[Python-ideas] Dunder method to make object str-like

Brett Cannon brett at python.org
Thu Apr 7 14:51:31 EDT 2016


On Thu, 7 Apr 2016 at 11:29 Chris Angelico <rosuav at gmail.com> wrote:

> On Fri, Apr 8, 2016 at 3:31 AM, Brett Cannon <brett at python.org> wrote:
> > But couldn't you also just define a str subclass that checks its
> argument(s)
> > are only valid ASCII values? What you're proposing is to potentially
> change
> > all places that operate with a string to now check for a special method
> > which would be a costly change potentially to performance as well as
> > propagating this concept everywhere a string-like object is expected.
>
> Fair enough. That was a spur-of-the-moment thought.
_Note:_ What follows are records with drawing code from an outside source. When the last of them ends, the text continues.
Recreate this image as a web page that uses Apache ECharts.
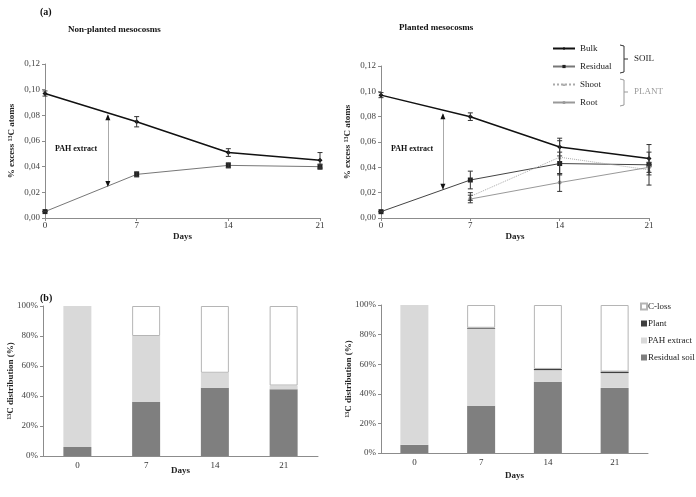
<!DOCTYPE html>
<html>
<head>
<meta charset="utf-8">
<script src="https://cdn.jsdelivr.net/npm/echarts@6/dist/echarts.min.js"></script>
<style>
  html, body { margin: 0; padding: 0; background: #fff; }
</style>
</head>
<body>
<div id="myChart" style="width: 696px; height: 497px;"></div>
<script>
  // data
  let days = [0, 7, 14, 21]
  let dayLabels = ['0', '7', '14', '21']

  // (a) non-planted
  let npBulk = [0.097, 0.075, 0.051, 0.045]
  let npBulkErr = [0.002, 0.004, 0.003, 0.006]
  let npResidual = [0.005, 0.034, 0.041, 0.040]
  let npResidualErr = [0, 0.002, 0.002, 0.002]

  // (a) planted
  let pBulk = [0.097, 0.080, 0.056, 0.047]
  let pBulkErr = [0.002, 0.003, 0.007, 0.005]
  let pResidual = [0.005, 0.030, 0.043, 0.042]
  let pResidualErr = [0, 0.007, 0.009, 0.016]
  let plantDays = [7, 14, 21]
  let pShoot = [0.017, 0.048, 0.038]
  let pShootErr = [0.003, 0.013, 0.004]
  let pRoot = [0.015, 0.028, 0.040]
  let pRootErr = [0.003, 0.007, 0.004]

  // (b) 13C distribution (%)  (null = no segment)
  let npResidualSoil = [6, 36, 45.5, 44.5]
  let npPahExtract = [94, 44, 10, 2.5]
  let npCloss = [null, 20, 44.5, 53]

  let pResidualSoil = [5.5, 32, 48, 44]
  let pPahExtract = [94.5, 52, 8, 10]
  let pPlant = [null, 0.6, 0.8, 1]
  let pCloss = [null, 15.4, 43.2, 45]

  let font = 'Liberation Serif'
  let axisGray = '#8c8c8c'

  let pairs = (xs, ys) => xs.map((x, i) => [x, ys[i]])
  let errPairs = (xs, ys, es) => xs.map((x, i) => [x, ys[i] - es[i], ys[i] + es[i]])

  function errorSeries(idx, data) {
    return {
      type: 'custom',
      xAxisIndex: idx, yAxisIndex: idx,
      silent: true,
      z: 5,
      data: data,
      renderItem: function (params, api) {
        let lo = api.coord([api.value(0), api.value(1)])
        let hi = api.coord([api.value(0), api.value(2)])
        let c = 2.5
        let st = { stroke: '#333', lineWidth: 1 }
        return {
          type: 'group',
          children: [
            { type: 'line', shape: { x1: lo[0], y1: lo[1], x2: hi[0], y2: hi[1] }, style: st },
            { type: 'line', shape: { x1: lo[0] - c, y1: lo[1], x2: lo[0] + c, y2: lo[1] }, style: st },
            { type: 'line', shape: { x1: hi[0] - c, y1: hi[1], x2: hi[0] + c, y2: hi[1] }, style: st }
          ]
        }
      }
    }
  }

  function lineAxisX(idx) {
    return {
      gridIndex: idx, type: 'value', min: 0, max: 21, interval: 7,
      name: 'Days', nameLocation: 'middle', nameGap: 14, nameMoveOverlap: false,
      nameTextStyle: { fontFamily: font, fontWeight: 'bold', fontSize: 9, color: '#222' },
      axisLine: { lineStyle: { color: axisGray } },
      axisTick: { length: 3, lineStyle: { color: axisGray } },
      axisLabel: { fontFamily: font, fontSize: 9, color: '#333', margin: 3 },
      splitLine: { show: false }
    }
  }

  function lineAxisY(idx) {
    return {
      gridIndex: idx, type: 'value', min: 0, max: 0.12, interval: 0.02,
      name: '{n|% excess }{s|13}{n|C atoms}', nameLocation: 'middle', nameGap: 28, nameMoveOverlap: false,
      nameTextStyle: {
        rich: {
          n: { fontFamily: font, fontWeight: 'bold', fontSize: 9, color: '#222' },
          s: { fontFamily: font, fontWeight: 'bold', fontSize: 6, color: '#222', verticalAlign: 'top', padding: [0, 0, 4, 0] }
        }
      },
      axisLine: { show: true, lineStyle: { color: axisGray } },
      axisTick: { show: true, length: 3, lineStyle: { color: axisGray } },
      axisLabel: {
        fontFamily: font, fontSize: 9, color: '#444', margin: 5,
        formatter: v => v.toFixed(2).replace('.', ',')
      },
      splitLine: { show: false }
    }
  }

  function barAxisX(idx) {
    return {
      gridIndex: idx, type: 'category', data: dayLabels,
      name: 'Days', nameLocation: 'middle', nameGap: idx === 2 ? 10 : 18, nameMoveOverlap: false,
      nameTextStyle: { fontFamily: font, fontWeight: 'bold', fontSize: 9, color: '#222' },
      axisLine: { lineStyle: { color: axisGray } },
      axisTick: { length: 3, lineStyle: { color: axisGray } },
      axisLabel: { fontFamily: font, fontSize: 9, color: '#333', margin: 5 }
    }
  }

  function barAxisY(idx) {
    return {
      gridIndex: idx, type: 'value', min: 0, max: 100, interval: 20,
      name: '{s|13}{n|C distribution (%)}', nameLocation: 'middle', nameGap: 27, nameMoveOverlap: false,
      nameTextStyle: {
        rich: {
          n: { fontFamily: font, fontWeight: 'bold', fontSize: 9, color: '#222' },
          s: { fontFamily: font, fontWeight: 'bold', fontSize: 6, color: '#222', verticalAlign: 'top', padding: [0, 0, 4, 0] }
        }
      },
      axisLine: { show: true, lineStyle: { color: axisGray } },
      axisTick: { show: true, length: 3, lineStyle: { color: axisGray } },
      axisLabel: { fontFamily: font, fontSize: 9, color: '#444', margin: 5, formatter: '{value}%' },
      splitLine: { show: false }
    }
  }

  // double arrow "PAH extract": thin grey shaft, black heads
  function arrowLine(idx, x, y1, y2) {
    return {
      type: 'line', xAxisIndex: idx, yAxisIndex: idx, data: [], silent: true,
      markLine: {
        silent: true, symbol: ['none', 'none'],
        label: { show: false },
        lineStyle: { color: '#aaa', width: 1, type: 'solid' },
        data: [[{ coord: [x, y1] }, { coord: [x, y2] }]]
      },
      markPoint: {
        silent: true, symbol: 'triangle', symbolSize: [5, 6],
        label: { show: false },
        itemStyle: { color: '#111' },
        data: [
          { coord: [x, y2], symbolOffset: [0, 2] },
          { coord: [x, y1], symbolRotate: 180, symbolOffset: [0, -2] }
        ]
      }
    }
  }

  let bulkStyle = { symbol: 'diamond', symbolSize: 5, color: '#111', width: 1.5, type: 'solid' }
  let residualStyle = { symbol: 'rect', symbolSize: 5, color: '#222', width: 1, type: 'solid' }

  function lineSeries(name, idx, data, s, lineColor, lineType) {
    return {
      name: name, type: 'line', xAxisIndex: idx, yAxisIndex: idx, data: data,
      symbol: s.symbol, symbolSize: s.symbolSize, z: 4,
      itemStyle: { color: s.color },
      lineStyle: { color: lineColor || s.color, width: s.width, type: lineType || s.type }
    }
  }

  function barSeries(name, idx, data, color, border) {
    return {
      name: name, type: 'bar', stack: 'b' + idx, xAxisIndex: idx, yAxisIndex: idx,
      data: data, barWidth: 28,
      itemStyle: { color: color, borderColor: border || color, borderWidth: border ? 1 : 0 }
    }
  }

  let myChart = echarts.init(document.getElementById('myChart'), null, { renderer: 'canvas' })

  myChart.setOption({
    backgroundColor: '#fff',
    animation: false,
    textStyle: { fontFamily: font },
    grid: [
      { left: 45, top: 64, width: 275, height: 154 },
      { left: 381, top: 66, width: 268, height: 152 },
      { left: 43, top: 306, width: 275, height: 150 },
      { left: 381, top: 305, width: 267, height: 148 }
    ],
    xAxis: [lineAxisX(0), lineAxisX(1), barAxisX(2), barAxisX(3)],
    yAxis: [lineAxisY(0), lineAxisY(1), barAxisY(2), barAxisY(3)],
    legend: [
      {
        data: ['Bulk', 'Residual', 'Shoot', 'Root'],
        orient: 'vertical', left: 552, top: 44, itemGap: 9, padding: 0,
        itemWidth: 22, itemHeight: 4,
        textStyle: { fontFamily: font, fontSize: 9, color: '#222' }
      },
      {
        data: ['C-loss', 'Plant', 'PAH extract', 'Residual soil'],
        orient: 'vertical', left: 640, top: 302, itemGap: 8, padding: 0,
        itemWidth: 6, itemHeight: 6, icon: 'rect',
        textStyle: { fontFamily: font, fontSize: 9, color: '#222', padding: [0, 0, 0, -4] }
      }
    ],
    graphic: [
      { type: 'text', left: 40, top: 7, style: { text: '(a)', font: 'bold 10px "Liberation Serif"', fill: '#111' } },
      { type: 'text', left: 68, top: 25, style: { text: 'Non-planted mesocosms', font: 'bold 9px "Liberation Serif"', fill: '#111' } },
      { type: 'text', left: 399, top: 23, style: { text: 'Planted mesocosms', font: 'bold 9px "Liberation Serif"', fill: '#111' } },
      { type: 'text', left: 40, top: 293, style: { text: '(b)', font: 'bold 10px "Liberation Serif"', fill: '#111' } },
      { type: 'text', left: 55, top: 145, style: { text: 'PAH extract', font: 'bold 8px "Liberation Serif"', fill: '#111' } },
      { type: 'text', left: 391, top: 145, style: { text: 'PAH extract', font: 'bold 8px "Liberation Serif"', fill: '#111' } },
      // braces next to the legend
      { type: 'polyline', shape: { points: [[620, 45], [624, 46], [624, 72], [620, 73]] }, style: { stroke: '#333', fill: null, lineWidth: 1 } },
      { type: 'line', shape: { x1: 624, y1: 59, x2: 628, y2: 59 }, style: { stroke: '#333', lineWidth: 1 } },
      { type: 'text', left: 634, top: 54, style: { text: 'SOIL', font: '9px "Liberation Serif"', fill: '#222' } },
      { type: 'polyline', shape: { points: [[620, 79], [624, 80], [624, 105], [620, 106]] }, style: { stroke: '#999', fill: null, lineWidth: 1 } },
      { type: 'line', shape: { x1: 624, y1: 92, x2: 628, y2: 92 }, style: { stroke: '#999', lineWidth: 1 } },
      { type: 'text', left: 634, top: 87, style: { text: 'PLANT', font: '9px "Liberation Serif"', fill: '#999' } }
    ],
    series: [
      // non-planted
      lineSeries('Bulk', 0, pairs(days, npBulk), bulkStyle),
      lineSeries('Residual', 0, pairs(days, npResidual), residualStyle, '#777'),
      errorSeries(0, errPairs(days, npBulk, npBulkErr)),
      errorSeries(0, errPairs(days, npResidual, npResidualErr)),
      arrowLine(0, 4.8, 0.025, 0.080),

      // planted
      lineSeries('Bulk', 1, pairs(days, pBulk), bulkStyle),
      lineSeries('Residual', 1, pairs(days, pResidual), residualStyle, '#444'),
      lineSeries('Shoot', 1, pairs(plantDays, pShoot), { symbol: 'triangle', symbolSize: 4, color: '#aaa', width: 1, type: 'dotted' }),
      lineSeries('Root', 1, pairs(plantDays, pRoot), { symbol: 'circle', symbolSize: 4, color: '#999', width: 1, type: 'solid' }),
      errorSeries(1, errPairs(days, pBulk, pBulkErr)),
      errorSeries(1, errPairs(days, pResidual, pResidualErr)),
      errorSeries(1, errPairs(plantDays, pShoot, pShootErr)),
      errorSeries(1, errPairs(plantDays, pRoot, pRootErr)),
      arrowLine(1, 4.85, 0.023, 0.082),

      // distribution bars
      barSeries('Residual soil', 2, npResidualSoil, '#7f7f7f'),
      barSeries('PAH extract', 2, npPahExtract, '#d9d9d9'),
      barSeries('C-loss', 2, npCloss, '#ffffff', '#b5b5b5'),

      barSeries('Residual soil', 3, pResidualSoil, '#7f7f7f'),
      barSeries('PAH extract', 3, pPahExtract, '#d9d9d9'),
      barSeries('Plant', 3, pPlant, '#3f3f3f'),
      barSeries('C-loss', 3, pCloss, '#ffffff', '#b5b5b5')
    ]
  });
</script>
</body>
</html>
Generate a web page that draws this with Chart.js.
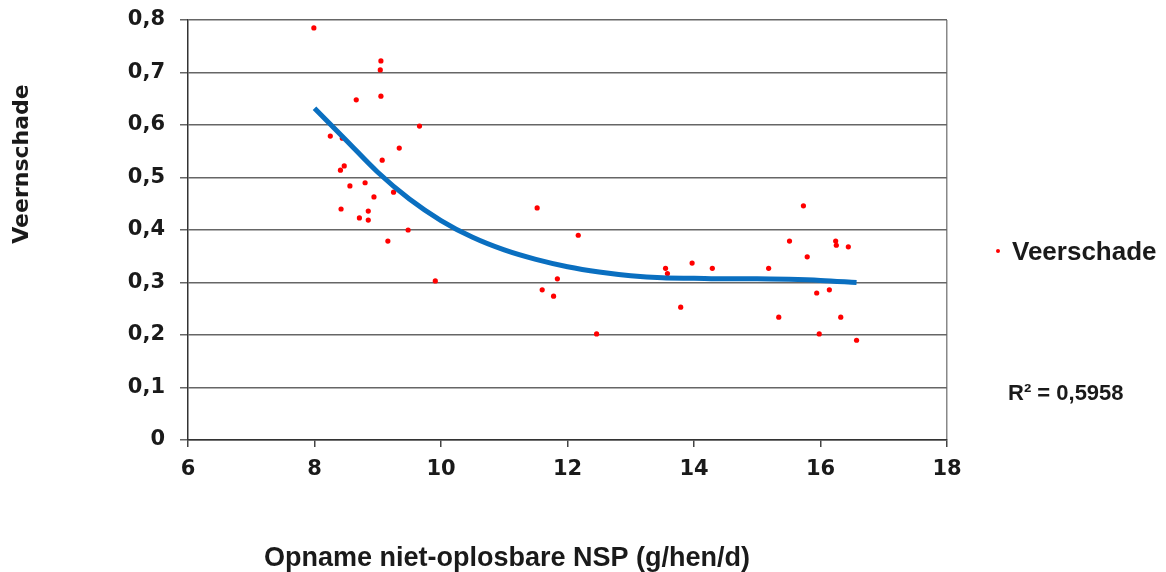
<!DOCTYPE html>
<html lang="nl">
<head>
    <meta charset="UTF-8">
    <title>Veerschade</title>
    <script src="https://cdn.jsdelivr.net/npm/chart.js"></script>
    <style>
        html, body { margin: 0; padding: 0; background: #fff; }
        #wrap { width: 1166px; height: 572px; }
    </style>
</head>
<body>
    <div id="wrap">
        <canvas id="nspChart" width="1166" height="572"></canvas>
    </div>

    <script>
        // Measured points (x = NSP intake, y = feather damage)
        const nspIntake = [
            7.99, 9.05, 9.04, 8.66, 9.05, 9.66, 8.25, 8.44, 9.34, 9.07,
            8.41, 8.47, 8.56, 8.80, 8.94, 9.25, 8.42, 8.85, 8.71, 8.85,
            9.48, 9.16, 9.91, 11.52, 12.17, 11.84, 11.60, 11.78, 12.46, 13.55,
            13.58, 13.97, 14.29, 13.79, 15.18, 15.73, 15.51, 16.24, 16.25, 16.44,
            15.79, 15.94, 16.14, 15.34, 16.32, 15.98, 16.57
        ];
        const featherDamage = [
            0.785, 0.722, 0.705, 0.648, 0.655, 0.598, 0.579, 0.575, 0.556, 0.533,
            0.514, 0.522, 0.484, 0.490, 0.463, 0.472, 0.440, 0.436, 0.423, 0.419,
            0.400, 0.379, 0.303, 0.442, 0.390, 0.307, 0.286, 0.274, 0.202, 0.327,
            0.317, 0.337, 0.327, 0.253, 0.327, 0.446, 0.379, 0.379, 0.371, 0.368,
            0.349, 0.280, 0.286, 0.234, 0.234, 0.202, 0.190
        ];

        // Trend line
        const trendX = [8, 8.5, 9, 9.5, 10, 10.5, 11, 11.5, 12, 12.5, 13, 13.5, 14, 14.5, 15, 15.5, 16, 16.57];
        const trendY = [0.632, 0.571, 0.510, 0.459, 0.418, 0.386, 0.362, 0.344, 0.330, 0.320, 0.313, 0.309, 0.308, 0.307, 0.307, 0.306, 0.304, 0.300];

        const xTicks = [6, 8, 10, 12, 14, 16, 18];
        const yTicks = [0, 0.1, 0.2, 0.3, 0.4, 0.5, 0.6, 0.7, 0.8];

        const legendLabel = 'Veerschade';
        const rSquared = 'R² = 0,5958';
        const xTitle = 'Opname niet-oplosbare NSP (g/hen/d)';
        const yTitle = 'Veernschade';

        const points = nspIntake.map((x, i) => ({ x: x, y: featherDamage[i] }));
        const trend = trendX.map((x, i) => ({ x: x, y: trendY[i] }));

        // Titles, legend and R² placed where the original has them
        const labelsPlugin = {
            id: 'labels',
            afterDraw(chart) {
                const ctx = chart.ctx;
                ctx.save();
                ctx.fillStyle = '#1a1a1a';

                ctx.font = 'bold 22px "DejaVu Sans"';
                ctx.textAlign = 'center';
                ctx.textBaseline = 'middle';
                ctx.translate(22, 164);
                ctx.rotate(-Math.PI / 2);
                ctx.fillText(yTitle, 0, 0);
                ctx.setTransform(1, 0, 0, 1, 0, 0);

                ctx.font = 'bold 27px "Liberation Sans"';
                ctx.textBaseline = 'alphabetic';
                ctx.fillText(xTitle, 507, 566);

                ctx.textAlign = 'left';
                ctx.font = 'bold 26px "Liberation Sans"';
                ctx.fillText(legendLabel, 1012, 260);
                ctx.fillStyle = '#ff0000';
                ctx.beginPath();
                ctx.arc(998, 251, 2, 0, Math.PI * 2);
                ctx.fill();

                ctx.fillStyle = '#1a1a1a';
                ctx.font = 'bold 22px "Liberation Sans"';
                ctx.fillText(rSquared, 1008, 400);
                ctx.restore();
            }
        };

        // fixed axis sizes, no extra label padding
        function fixSize(prop, size) {
            return axis => {
                axis[prop] = size;
                axis.paddingTop = 0;
                axis.paddingBottom = 0;
                axis.paddingLeft = 0;
                axis.paddingRight = 0;
            };
        }

        const ctx = document.getElementById('nspChart').getContext('2d');
        new Chart(ctx, {
            type: 'scatter',
            data: {
                datasets: [
                    {
                        label: 'Trend',
                        data: trend,
                        showLine: true,
                        borderColor: '#0a6fc0',
                        borderWidth: 5,
                        pointRadius: 0,
                        cubicInterpolationMode: 'monotone',
                        order: 0
                    },
                    {
                        label: legendLabel,
                        data: points,
                        backgroundColor: '#ff0000',
                        borderWidth: 0,
                        pointRadius: 2.6,
                        order: 1
                    }
                ]
            },
            options: {
                responsive: false,
                animation: false,
                layout: { padding: { top: 20, right: 219, left: 0, bottom: 0 } },
                plugins: {
                    legend: { display: false },
                    tooltip: { enabled: false }
                },
                scales: {
                    x: {
                        type: 'linear',
                        min: 6,
                        max: 18,
                        afterBuildTicks: axis => { axis.ticks = xTicks.map(v => ({ value: v })); },
                        afterFit: fixSize('height', 132),
                        grid: {
                            color: c => (c.tick && c.tick.value === 18) ? '#888' : 'transparent',
                            tickColor: '#444',
                            lineWidth: 1.5,
                            tickLength: 7
                        },
                        border: { color: '#333', width: 1.5 },
                        ticks: {
                            color: '#1a1a1a',
                            padding: 10,
                            font: { family: 'DejaVu Sans', size: 21, weight: 'bold' }
                        }
                    },
                    y: {
                        min: 0,
                        max: 0.8,
                        afterBuildTicks: axis => { axis.ticks = yTicks.map(v => ({ value: v })); },
                        afterFit: fixSize('width', 188),
                        grid: {
                            color: '#666',
                            lineWidth: 1.5,
                            tickLength: 8
                        },
                        border: { color: '#333', width: 1.5 },
                        ticks: {
                            color: '#1a1a1a',
                            padding: 15,
                            font: { family: 'DejaVu Sans', size: 21, weight: 'bold' },
                            callback: v => v === 0 ? '0' : v.toFixed(1).replace('.', ',')
                        }
                    }
                }
            },
            plugins: [labelsPlugin]
        });
    </script>
</body>
</html>
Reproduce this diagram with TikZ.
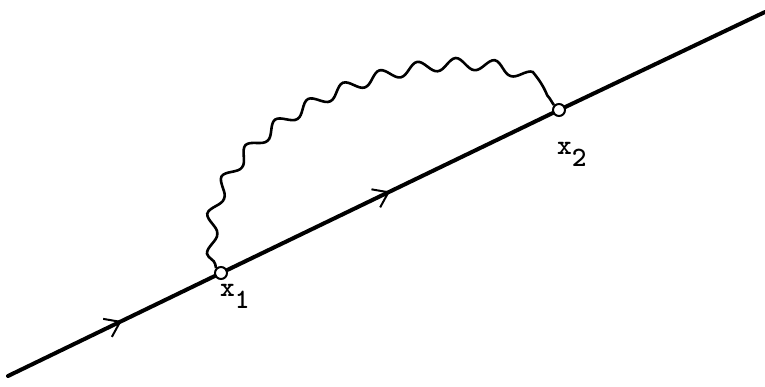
\documentclass[tikz,border=0pt]{standalone}
\usetikzlibrary{decorations.pathmorphing,decorations.markings,arrows.meta}
\tikzset{
  fermion/.style={line width=4pt, line cap=round},
  photon/.style={line width=2.6pt, decorate, decoration={snake, segment length=38pt, amplitude=6pt, pre length=4pt, post length=2pt}},
  vertex/.style={circle, draw, fill=white, line width=2pt, inner sep=0pt, minimum size=12pt},
  midarrow/.style={postaction={decorate, decoration={markings, mark=at position #1 with {\arrow[line width=2pt]{Straight Barb[length=14pt,width=20pt]}}}}},
  lbl/.style={font=\ttfamily\bfseries\fontsize{28}{28}\selectfont, inner sep=0pt}
}
\begin{document}
\begin{tikzpicture}[x=1pt,y=-1pt]
\useasboundingbox (0,0) rectangle (765,386);
\coordinate (a) at (8,376);
\coordinate (b) at (765,12);
\node[vertex] (v1) at (221,273) {};
\node[vertex] (v2) at (559,110) {};
\draw[fermion, midarrow=0.55] (a) -- (v1);
\draw[fermion, midarrow=0.5] (v1) -- (v2);
\draw[fermion] (v2) -- (b);
\draw[photon] (v1.north west) .. controls (180,115) and (490,20) .. (v2.north west);
\node[lbl, anchor=base west] (l1) at (220,296) {x\raisebox{-0.45em}{1}};
\node[lbl, anchor=base west] (l2) at (557,154) {x\raisebox{-0.45em}{2}};
\end{tikzpicture}
\end{document}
To be honest, this
> proposal is a massive generalization from, ultimately, a single
> use-case.
>
> > I think it's important to realize that the main reason we are considering
> > this special method concept is to make it easier to introduce in
> third-party
> > code which doesn't have pathlib or for people who don't want to import
> > pathlib just to convert a pathlib.PurePath object to a string.
>
> And this should make it easier for third-party code to be functional
> without even being aware of the Path object. There are two basic
> things that code will be doing with paths: passing them unchanged to
> standard library functions (eg open()), and combining them with
> strings. The first will work by definition; the second will if paths
> can implicitly upcast to strings.
>


>
> In contrast, a function or method to convert a path to a string
> requires conscious effort on the part of any function that needs to do
> such manipulation, which correspondingly means version compatibility
> checks.



> Libraries will need to release a new version that's
> path-compatible, even though they don't actually gain any
> functionality.
>

But they will with yours as well. At best you could get this into Python
3.6 and then propagate this implicit string-like conversion functionality
throughout the language and stdlib, but any implicitness won't be
backported either as it's implicit. So while you're saying you don't like
the explicitness required to backport this, your solution doesn't help with
that either as you will still need to do the exact same method lookup for
any code that wants to work pre-3.6. And if using path objects takes off
and new APIs come up that don't take a string for paths, then the explicit
conversion can be left out -- and perhaps removed in converted APIs --
while your implicit conversion will forever be baked into Python itself.